## DIRECTION
Your copy should be exact, beginning at the line containing "Recreate this image" and ending at the line containing "sp.set_linewidth(1.8)", with both lines kept and every picture dropped.

## INPUT ROWS
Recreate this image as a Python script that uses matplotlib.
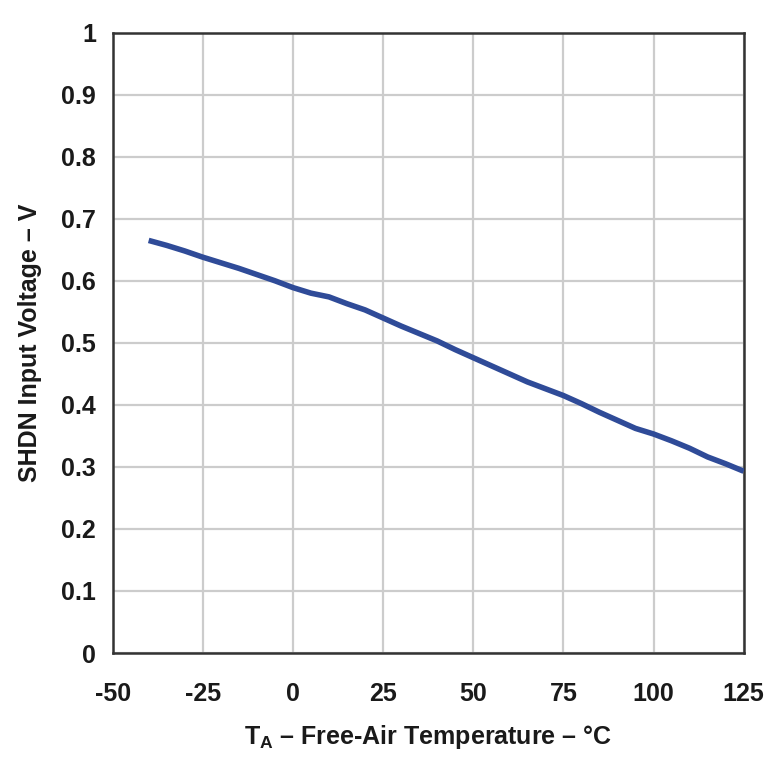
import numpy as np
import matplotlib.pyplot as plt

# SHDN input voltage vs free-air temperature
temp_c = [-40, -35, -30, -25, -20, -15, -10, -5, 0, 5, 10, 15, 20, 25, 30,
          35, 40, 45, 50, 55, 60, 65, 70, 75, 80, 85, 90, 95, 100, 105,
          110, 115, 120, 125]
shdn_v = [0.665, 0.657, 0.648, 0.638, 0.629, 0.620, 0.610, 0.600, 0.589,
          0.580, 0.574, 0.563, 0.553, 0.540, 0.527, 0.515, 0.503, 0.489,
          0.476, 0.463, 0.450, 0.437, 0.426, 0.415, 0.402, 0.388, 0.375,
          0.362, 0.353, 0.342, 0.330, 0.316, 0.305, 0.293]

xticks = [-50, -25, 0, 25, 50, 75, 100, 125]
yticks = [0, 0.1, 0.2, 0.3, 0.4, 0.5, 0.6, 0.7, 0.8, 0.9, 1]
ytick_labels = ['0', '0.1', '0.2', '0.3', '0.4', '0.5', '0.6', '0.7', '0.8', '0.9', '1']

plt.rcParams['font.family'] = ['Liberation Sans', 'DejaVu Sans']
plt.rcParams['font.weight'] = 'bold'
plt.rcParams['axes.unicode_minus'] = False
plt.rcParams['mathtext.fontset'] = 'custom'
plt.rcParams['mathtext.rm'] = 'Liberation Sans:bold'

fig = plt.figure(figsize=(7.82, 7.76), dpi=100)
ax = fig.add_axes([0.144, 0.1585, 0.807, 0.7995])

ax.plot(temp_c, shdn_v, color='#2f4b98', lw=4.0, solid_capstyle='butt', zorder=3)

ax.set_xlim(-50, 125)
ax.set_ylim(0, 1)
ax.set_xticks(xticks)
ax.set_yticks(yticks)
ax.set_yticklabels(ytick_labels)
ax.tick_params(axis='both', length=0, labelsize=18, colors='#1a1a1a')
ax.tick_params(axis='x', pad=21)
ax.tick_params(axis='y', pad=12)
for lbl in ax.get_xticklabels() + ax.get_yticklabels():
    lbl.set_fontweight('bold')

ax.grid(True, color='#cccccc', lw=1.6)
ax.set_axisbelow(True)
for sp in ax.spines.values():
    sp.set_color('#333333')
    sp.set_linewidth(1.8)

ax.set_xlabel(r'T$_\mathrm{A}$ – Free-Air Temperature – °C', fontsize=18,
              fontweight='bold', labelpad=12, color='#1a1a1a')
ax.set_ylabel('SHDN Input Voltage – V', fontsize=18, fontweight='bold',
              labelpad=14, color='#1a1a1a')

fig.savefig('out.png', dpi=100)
--
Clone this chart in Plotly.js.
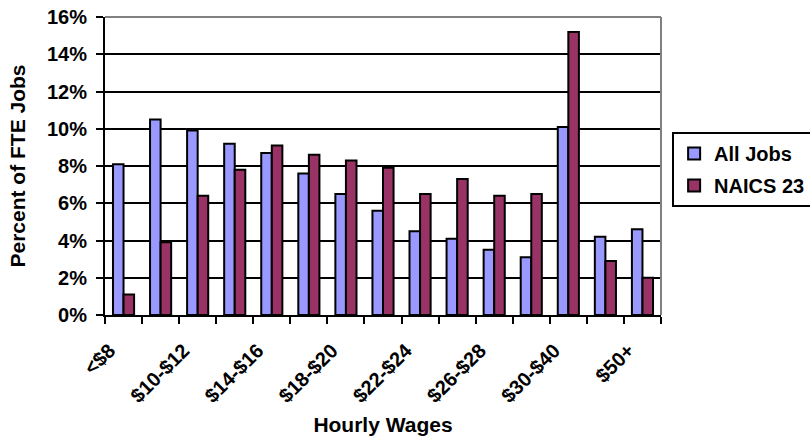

## SOLUTION FOR THIS EXERCISE
Recreate this image as a Python script that uses matplotlib.
import numpy as np
import matplotlib.pyplot as plt

# SHDN input voltage vs free-air temperature
temp_c = [-40, -35, -30, -25, -20, -15, -10, -5, 0, 5, 10, 15, 20, 25, 30,
          35, 40, 45, 50, 55, 60, 65, 70, 75, 80, 85, 90, 95, 100, 105,
          110, 115, 120, 125]
shdn_v = [0.665, 0.657, 0.648, 0.638, 0.629, 0.620, 0.610, 0.600, 0.589,
          0.580, 0.574, 0.563, 0.553, 0.540, 0.527, 0.515, 0.503, 0.489,
          0.476, 0.463, 0.450, 0.437, 0.426, 0.415, 0.402, 0.388, 0.375,
          0.362, 0.353, 0.342, 0.330, 0.316, 0.305, 0.293]

xticks = [-50, -25, 0, 25, 50, 75, 100, 125]
yticks = [0, 0.1, 0.2, 0.3, 0.4, 0.5, 0.6, 0.7, 0.8, 0.9, 1]
ytick_labels = ['0', '0.1', '0.2', '0.3', '0.4', '0.5', '0.6', '0.7', '0.8', '0.9', '1']

plt.rcParams['font.family'] = ['Liberation Sans', 'DejaVu Sans']
plt.rcParams['font.weight'] = 'bold'
plt.rcParams['axes.unicode_minus'] = False
plt.rcParams['mathtext.fontset'] = 'custom'
plt.rcParams['mathtext.rm'] = 'Liberation Sans:bold'

fig = plt.figure(figsize=(7.82, 7.76), dpi=100)
ax = fig.add_axes([0.144, 0.1585, 0.807, 0.7995])

ax.plot(temp_c, shdn_v, color='#2f4b98', lw=4.0, solid_capstyle='butt', zorder=3)

ax.set_xlim(-50, 125)
ax.set_ylim(0, 1)
ax.set_xticks(xticks)
ax.set_yticks(yticks)
ax.set_yticklabels(ytick_labels)
ax.tick_params(axis='both', length=0, labelsize=18, colors='#1a1a1a')
ax.tick_params(axis='x', pad=21)
ax.tick_params(axis='y', pad=12)
for lbl in ax.get_xticklabels() + ax.get_yticklabels():
    lbl.set_fontweight('bold')

ax.grid(True, color='#cccccc', lw=1.6)
ax.set_axisbelow(True)
for sp in ax.spines.values():
    sp.set_color('#333333')
    sp.set_linewidth(1.8)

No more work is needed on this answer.